I just bought two new books, The Slap by Christos Tsiolkas and Breath by Tim Winton. Clearly they’re both briliant pieces of writing.
I heard Christos Tsiolkas interviewed on ABC Radio National. This what prompted me to buy the book. Although he’s a man without children of his own, I was surprised by his insight into children and, more to the point, his capacity to describe the values that we hold. I like the notion of the book, of eight vignettes told from the perspectives of eight different adults. It resonates well with me as an observer of people and culture I’ve always been fascinated by people’s capacity to view an event through their own set of values. I’ve explored this to a degree in my own work, both in the field and then when writing some multiple pathway stories that became interactive e-learning objects, published by The Le@rning Federation.
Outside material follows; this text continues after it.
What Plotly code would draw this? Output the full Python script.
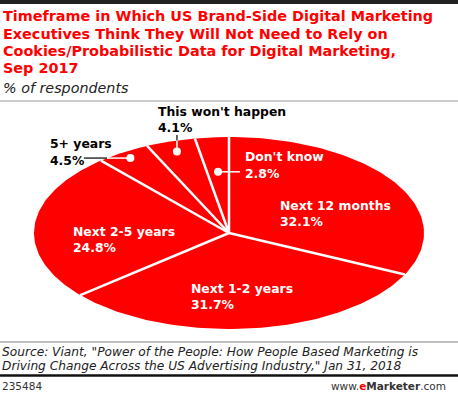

Whenever we reflect of the different ways of seeing and understanding an event or a situation we inevitably become somewhat self reflective. This doesn’t mean that we must descent into relativism but accepting that there are different ways of understanding the same event is cause to avoid a rush to judgment.
In 1950 the Japanese Director Akira Kurosawa made Rashomon, one of cinema’s great classics, he had a habit of doing this. It’s the story of a Samurai and his wife who are attacked by a bandit. The bandit Tajomaru is captured and is put on trial. Tajomaru and the samurai’s wife tell completely different accounts of the event. In the hope of discoveriong the truth the court arranges for a spirit medium to tell the story from the perspective of the dead man. The result is yet another interpretationn. Finally a wood cutter, who saw the whole event, tells his story which is different again. So Tsiolkas is writing in a well established tradition and I look forward to reading his treatment.
What really grabbed though was Tim Winton’s Breath. I picked it up and was immediately captured. It was a struggle to put it down and leave for work. There was action right from the first moment. There’s no doubt in my mind which book I’ll read first. Action wins every time. I even enjoyed Dan Brown’s Angels and Demons, for the same reason.